(GOAL) Take the line containing "Rebuild this chart" as the first line and the line containing "0.14, 0.16, 0.18];" as the last, and output that span verbatim without any images.

=== RAW DATA ===

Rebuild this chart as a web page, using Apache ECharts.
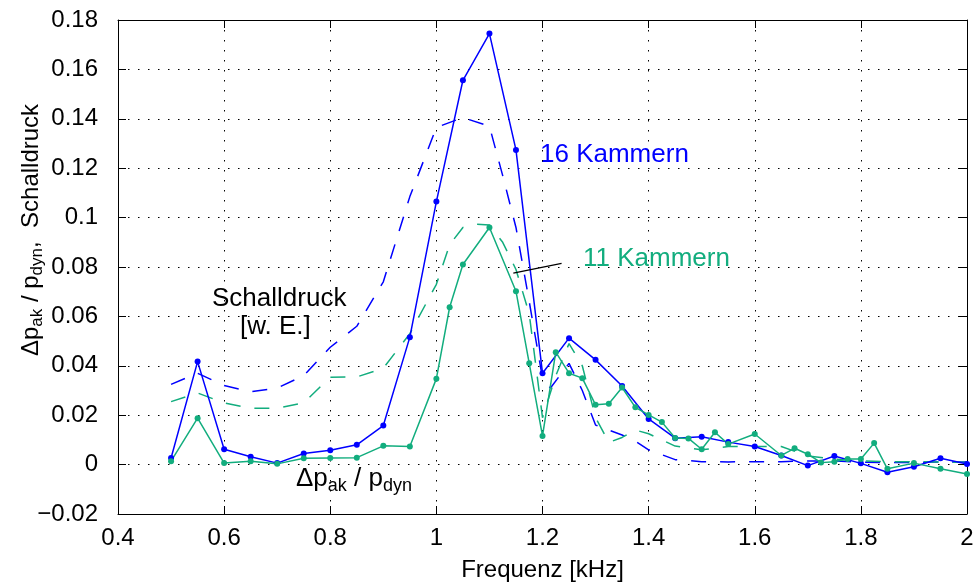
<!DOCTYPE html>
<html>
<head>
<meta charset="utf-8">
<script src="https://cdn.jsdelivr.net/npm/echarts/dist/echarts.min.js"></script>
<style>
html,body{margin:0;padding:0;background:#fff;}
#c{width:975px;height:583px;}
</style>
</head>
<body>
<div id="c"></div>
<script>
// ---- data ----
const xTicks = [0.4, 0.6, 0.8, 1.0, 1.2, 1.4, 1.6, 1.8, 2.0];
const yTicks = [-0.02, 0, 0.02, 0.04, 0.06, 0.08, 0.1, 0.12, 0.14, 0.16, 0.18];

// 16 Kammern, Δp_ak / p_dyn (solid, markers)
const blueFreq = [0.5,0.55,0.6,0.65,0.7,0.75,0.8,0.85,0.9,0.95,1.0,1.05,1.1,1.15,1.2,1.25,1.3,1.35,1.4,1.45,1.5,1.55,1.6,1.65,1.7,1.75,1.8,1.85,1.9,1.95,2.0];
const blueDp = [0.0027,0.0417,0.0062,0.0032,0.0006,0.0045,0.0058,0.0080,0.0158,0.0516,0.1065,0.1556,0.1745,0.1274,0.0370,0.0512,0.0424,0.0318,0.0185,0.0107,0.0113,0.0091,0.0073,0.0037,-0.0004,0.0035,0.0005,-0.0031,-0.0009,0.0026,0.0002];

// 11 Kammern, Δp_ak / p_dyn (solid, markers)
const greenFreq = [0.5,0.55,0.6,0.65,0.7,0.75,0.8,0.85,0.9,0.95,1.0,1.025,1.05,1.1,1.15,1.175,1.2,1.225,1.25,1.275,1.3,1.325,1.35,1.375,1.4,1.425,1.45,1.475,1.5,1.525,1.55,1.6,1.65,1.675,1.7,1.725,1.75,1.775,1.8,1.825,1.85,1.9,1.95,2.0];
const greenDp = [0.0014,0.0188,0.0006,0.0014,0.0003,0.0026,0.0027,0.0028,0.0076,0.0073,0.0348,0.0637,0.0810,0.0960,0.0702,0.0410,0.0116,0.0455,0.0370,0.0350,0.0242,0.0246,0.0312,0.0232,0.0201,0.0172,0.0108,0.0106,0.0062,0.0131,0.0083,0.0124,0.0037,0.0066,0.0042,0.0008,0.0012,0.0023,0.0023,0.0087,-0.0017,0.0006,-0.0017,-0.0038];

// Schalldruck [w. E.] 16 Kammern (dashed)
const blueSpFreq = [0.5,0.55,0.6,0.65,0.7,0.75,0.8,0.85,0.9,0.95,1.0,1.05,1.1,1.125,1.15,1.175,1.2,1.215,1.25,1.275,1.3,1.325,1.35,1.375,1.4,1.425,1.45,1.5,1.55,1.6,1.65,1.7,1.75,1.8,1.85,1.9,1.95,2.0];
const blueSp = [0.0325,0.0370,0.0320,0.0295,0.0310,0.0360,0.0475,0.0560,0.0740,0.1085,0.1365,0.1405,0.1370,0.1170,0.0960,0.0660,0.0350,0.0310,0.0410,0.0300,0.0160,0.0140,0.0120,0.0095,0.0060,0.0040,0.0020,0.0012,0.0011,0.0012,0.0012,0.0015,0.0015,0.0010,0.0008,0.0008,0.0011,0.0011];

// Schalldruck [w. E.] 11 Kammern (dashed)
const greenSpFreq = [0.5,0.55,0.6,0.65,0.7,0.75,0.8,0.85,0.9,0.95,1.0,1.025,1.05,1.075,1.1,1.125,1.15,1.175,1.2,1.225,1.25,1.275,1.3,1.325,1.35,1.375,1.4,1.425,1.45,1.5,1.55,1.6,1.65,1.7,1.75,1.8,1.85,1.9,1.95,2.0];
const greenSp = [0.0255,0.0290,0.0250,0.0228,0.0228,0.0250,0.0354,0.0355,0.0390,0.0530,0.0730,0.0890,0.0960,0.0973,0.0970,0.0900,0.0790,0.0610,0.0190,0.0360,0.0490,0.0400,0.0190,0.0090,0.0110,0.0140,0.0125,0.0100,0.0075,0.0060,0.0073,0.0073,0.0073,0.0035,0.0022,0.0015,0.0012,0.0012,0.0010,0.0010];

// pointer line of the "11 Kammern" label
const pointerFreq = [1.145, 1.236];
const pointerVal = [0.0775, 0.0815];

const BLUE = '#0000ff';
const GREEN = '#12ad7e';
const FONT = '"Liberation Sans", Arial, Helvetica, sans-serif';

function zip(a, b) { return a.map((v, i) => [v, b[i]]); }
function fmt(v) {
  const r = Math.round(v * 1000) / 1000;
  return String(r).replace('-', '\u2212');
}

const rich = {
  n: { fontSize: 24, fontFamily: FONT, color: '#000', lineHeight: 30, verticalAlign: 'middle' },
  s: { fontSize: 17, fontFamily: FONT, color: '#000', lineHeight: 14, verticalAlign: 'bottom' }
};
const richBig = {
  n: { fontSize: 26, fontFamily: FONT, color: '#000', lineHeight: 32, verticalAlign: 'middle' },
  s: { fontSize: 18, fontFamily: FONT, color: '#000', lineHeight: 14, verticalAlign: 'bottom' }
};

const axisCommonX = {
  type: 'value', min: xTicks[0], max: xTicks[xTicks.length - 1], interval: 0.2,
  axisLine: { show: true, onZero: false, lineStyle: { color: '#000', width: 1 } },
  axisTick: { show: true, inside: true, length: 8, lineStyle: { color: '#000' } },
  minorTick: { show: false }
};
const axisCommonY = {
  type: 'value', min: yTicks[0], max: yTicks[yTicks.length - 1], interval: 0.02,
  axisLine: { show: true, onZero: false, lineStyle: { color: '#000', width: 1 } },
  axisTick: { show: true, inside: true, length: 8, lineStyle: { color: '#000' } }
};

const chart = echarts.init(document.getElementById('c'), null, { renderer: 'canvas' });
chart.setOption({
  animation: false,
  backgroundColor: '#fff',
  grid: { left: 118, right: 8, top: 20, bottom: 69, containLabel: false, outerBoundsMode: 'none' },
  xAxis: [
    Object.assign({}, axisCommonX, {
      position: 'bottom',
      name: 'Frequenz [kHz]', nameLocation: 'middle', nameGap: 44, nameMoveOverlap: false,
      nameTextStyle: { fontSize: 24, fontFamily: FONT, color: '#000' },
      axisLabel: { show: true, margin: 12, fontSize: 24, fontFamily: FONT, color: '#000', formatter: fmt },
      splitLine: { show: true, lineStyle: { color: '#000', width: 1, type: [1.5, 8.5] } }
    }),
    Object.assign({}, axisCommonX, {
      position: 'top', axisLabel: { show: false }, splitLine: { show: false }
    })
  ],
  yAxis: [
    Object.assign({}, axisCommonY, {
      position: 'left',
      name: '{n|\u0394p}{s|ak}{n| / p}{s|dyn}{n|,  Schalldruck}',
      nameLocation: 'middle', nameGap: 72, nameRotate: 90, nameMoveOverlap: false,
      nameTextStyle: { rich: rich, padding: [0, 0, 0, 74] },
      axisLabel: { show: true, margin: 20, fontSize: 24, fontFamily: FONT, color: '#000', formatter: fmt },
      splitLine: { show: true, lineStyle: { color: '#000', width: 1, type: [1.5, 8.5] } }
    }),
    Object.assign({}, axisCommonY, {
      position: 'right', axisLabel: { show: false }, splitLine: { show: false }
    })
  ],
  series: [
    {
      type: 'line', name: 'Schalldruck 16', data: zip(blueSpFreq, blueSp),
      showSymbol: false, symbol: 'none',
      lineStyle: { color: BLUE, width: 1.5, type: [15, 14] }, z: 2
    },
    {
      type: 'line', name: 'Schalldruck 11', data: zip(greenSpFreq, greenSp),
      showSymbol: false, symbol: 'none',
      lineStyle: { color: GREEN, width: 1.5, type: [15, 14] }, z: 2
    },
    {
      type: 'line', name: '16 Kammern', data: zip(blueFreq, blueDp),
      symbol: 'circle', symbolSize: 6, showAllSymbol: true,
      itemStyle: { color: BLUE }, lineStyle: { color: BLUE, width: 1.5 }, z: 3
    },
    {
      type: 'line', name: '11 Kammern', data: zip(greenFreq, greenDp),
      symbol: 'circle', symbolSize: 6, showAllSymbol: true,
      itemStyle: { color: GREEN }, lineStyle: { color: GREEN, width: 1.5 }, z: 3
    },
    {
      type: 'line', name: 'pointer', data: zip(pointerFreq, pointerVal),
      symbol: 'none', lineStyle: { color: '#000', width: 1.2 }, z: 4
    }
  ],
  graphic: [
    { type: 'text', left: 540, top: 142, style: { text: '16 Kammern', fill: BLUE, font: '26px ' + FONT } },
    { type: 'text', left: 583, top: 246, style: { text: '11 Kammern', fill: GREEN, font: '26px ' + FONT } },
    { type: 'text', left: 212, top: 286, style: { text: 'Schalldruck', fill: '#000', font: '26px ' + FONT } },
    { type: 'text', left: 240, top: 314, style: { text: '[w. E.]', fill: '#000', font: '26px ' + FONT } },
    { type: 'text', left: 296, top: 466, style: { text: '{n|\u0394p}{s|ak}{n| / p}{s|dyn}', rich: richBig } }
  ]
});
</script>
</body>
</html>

===
=== RAW DATA ===

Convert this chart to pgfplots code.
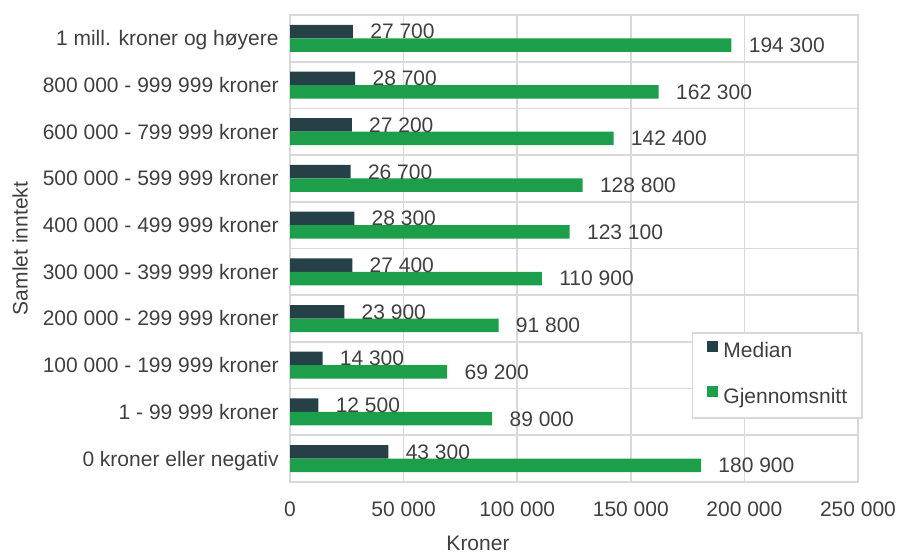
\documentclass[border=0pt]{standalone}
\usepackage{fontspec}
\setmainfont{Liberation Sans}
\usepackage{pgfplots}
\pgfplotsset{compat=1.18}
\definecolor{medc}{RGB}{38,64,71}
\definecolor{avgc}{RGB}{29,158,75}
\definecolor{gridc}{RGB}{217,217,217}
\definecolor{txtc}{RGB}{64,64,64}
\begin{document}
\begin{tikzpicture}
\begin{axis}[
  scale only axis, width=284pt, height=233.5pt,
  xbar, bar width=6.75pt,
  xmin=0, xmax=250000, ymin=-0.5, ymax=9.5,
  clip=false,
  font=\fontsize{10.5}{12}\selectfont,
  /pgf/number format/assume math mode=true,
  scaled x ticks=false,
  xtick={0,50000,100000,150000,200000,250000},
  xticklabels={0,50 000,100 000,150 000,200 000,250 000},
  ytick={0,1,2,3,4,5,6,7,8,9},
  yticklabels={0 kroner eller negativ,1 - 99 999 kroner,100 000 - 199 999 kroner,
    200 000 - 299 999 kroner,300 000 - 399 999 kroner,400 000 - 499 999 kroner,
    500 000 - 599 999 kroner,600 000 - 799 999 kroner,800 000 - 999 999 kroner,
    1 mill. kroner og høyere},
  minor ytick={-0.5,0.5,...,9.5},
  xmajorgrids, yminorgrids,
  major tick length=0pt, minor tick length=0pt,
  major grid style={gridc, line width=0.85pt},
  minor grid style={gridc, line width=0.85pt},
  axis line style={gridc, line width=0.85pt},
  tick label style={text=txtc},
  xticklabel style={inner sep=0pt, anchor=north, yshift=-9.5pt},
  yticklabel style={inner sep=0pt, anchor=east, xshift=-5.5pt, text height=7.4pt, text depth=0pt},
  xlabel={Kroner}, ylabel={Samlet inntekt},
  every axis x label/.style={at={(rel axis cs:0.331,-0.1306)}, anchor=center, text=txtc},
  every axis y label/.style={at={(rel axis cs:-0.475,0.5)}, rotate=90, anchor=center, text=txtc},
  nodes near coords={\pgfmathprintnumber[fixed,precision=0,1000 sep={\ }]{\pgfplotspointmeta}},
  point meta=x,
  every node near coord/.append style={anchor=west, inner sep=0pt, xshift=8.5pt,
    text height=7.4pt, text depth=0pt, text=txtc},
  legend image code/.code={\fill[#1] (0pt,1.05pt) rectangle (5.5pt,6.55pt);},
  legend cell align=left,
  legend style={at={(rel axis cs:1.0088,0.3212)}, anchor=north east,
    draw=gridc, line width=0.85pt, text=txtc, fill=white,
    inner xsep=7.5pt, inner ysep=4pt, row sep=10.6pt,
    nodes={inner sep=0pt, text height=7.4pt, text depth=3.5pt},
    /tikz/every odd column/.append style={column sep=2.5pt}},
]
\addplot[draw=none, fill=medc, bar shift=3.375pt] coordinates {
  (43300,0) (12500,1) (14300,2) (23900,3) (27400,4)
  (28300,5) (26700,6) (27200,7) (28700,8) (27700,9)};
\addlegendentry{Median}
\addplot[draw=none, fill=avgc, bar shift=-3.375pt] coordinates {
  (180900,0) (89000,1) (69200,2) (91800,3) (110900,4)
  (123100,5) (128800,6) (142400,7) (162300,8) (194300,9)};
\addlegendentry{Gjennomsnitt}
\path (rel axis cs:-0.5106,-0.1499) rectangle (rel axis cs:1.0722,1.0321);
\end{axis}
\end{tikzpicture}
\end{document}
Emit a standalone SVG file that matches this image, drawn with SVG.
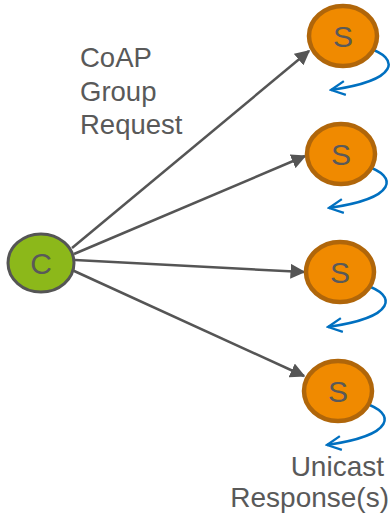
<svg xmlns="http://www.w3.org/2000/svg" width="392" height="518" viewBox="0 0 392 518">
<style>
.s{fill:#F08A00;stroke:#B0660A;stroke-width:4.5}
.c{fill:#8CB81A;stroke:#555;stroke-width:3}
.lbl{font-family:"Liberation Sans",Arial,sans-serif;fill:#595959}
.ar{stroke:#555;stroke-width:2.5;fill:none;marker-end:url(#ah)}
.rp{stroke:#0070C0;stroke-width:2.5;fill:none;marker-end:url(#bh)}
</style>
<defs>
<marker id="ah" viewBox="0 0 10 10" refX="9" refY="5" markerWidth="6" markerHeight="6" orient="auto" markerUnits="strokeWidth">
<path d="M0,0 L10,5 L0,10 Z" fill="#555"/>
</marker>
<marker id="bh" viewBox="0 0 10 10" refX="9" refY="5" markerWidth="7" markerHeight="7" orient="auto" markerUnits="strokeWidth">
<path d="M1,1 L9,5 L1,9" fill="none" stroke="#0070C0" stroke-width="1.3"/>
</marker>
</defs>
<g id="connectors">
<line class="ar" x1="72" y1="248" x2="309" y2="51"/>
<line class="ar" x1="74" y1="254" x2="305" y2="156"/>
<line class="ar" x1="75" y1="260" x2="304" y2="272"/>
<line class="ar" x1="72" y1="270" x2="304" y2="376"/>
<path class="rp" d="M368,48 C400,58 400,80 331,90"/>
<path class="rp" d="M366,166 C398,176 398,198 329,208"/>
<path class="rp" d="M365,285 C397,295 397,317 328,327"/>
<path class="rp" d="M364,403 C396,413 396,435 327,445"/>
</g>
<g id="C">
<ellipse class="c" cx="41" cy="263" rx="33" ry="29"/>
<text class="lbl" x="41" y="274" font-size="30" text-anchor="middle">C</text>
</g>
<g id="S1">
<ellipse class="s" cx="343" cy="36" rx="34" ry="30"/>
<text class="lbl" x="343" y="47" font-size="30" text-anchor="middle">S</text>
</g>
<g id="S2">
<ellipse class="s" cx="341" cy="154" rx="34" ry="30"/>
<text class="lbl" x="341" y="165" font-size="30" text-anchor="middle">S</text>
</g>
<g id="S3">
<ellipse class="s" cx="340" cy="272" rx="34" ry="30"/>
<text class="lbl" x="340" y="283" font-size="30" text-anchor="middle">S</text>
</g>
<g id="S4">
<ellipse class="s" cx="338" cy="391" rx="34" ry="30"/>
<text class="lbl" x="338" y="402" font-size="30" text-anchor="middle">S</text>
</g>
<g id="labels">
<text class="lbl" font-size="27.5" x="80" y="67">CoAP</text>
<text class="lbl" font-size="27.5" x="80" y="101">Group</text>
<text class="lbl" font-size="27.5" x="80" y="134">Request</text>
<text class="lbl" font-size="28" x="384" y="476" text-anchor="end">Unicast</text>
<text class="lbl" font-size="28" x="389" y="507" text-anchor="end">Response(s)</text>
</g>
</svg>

===

(THE COMPLETED TASK)
Rebuild this chart as a web page, using Apache ECharts.
<!DOCTYPE html>
<html>
<head>
<meta charset="utf-8">
<script src="https://cdn.jsdelivr.net/npm/echarts/dist/echarts.min.js"></script>
<style>
html,body{margin:0;padding:0;background:#fff;}
#c{width:975px;height:583px;}
</style>
</head>
<body>
<div id="c"></div>
<script>
// ---- data ----
const xTicks = [0.4, 0.6, 0.8, 1.0, 1.2, 1.4, 1.6, 1.8, 2.0];
const yTicks = [-0.02, 0, 0.02, 0.04, 0.06, 0.08, 0.1, 0.12, 0.14, 0.16, 0.18];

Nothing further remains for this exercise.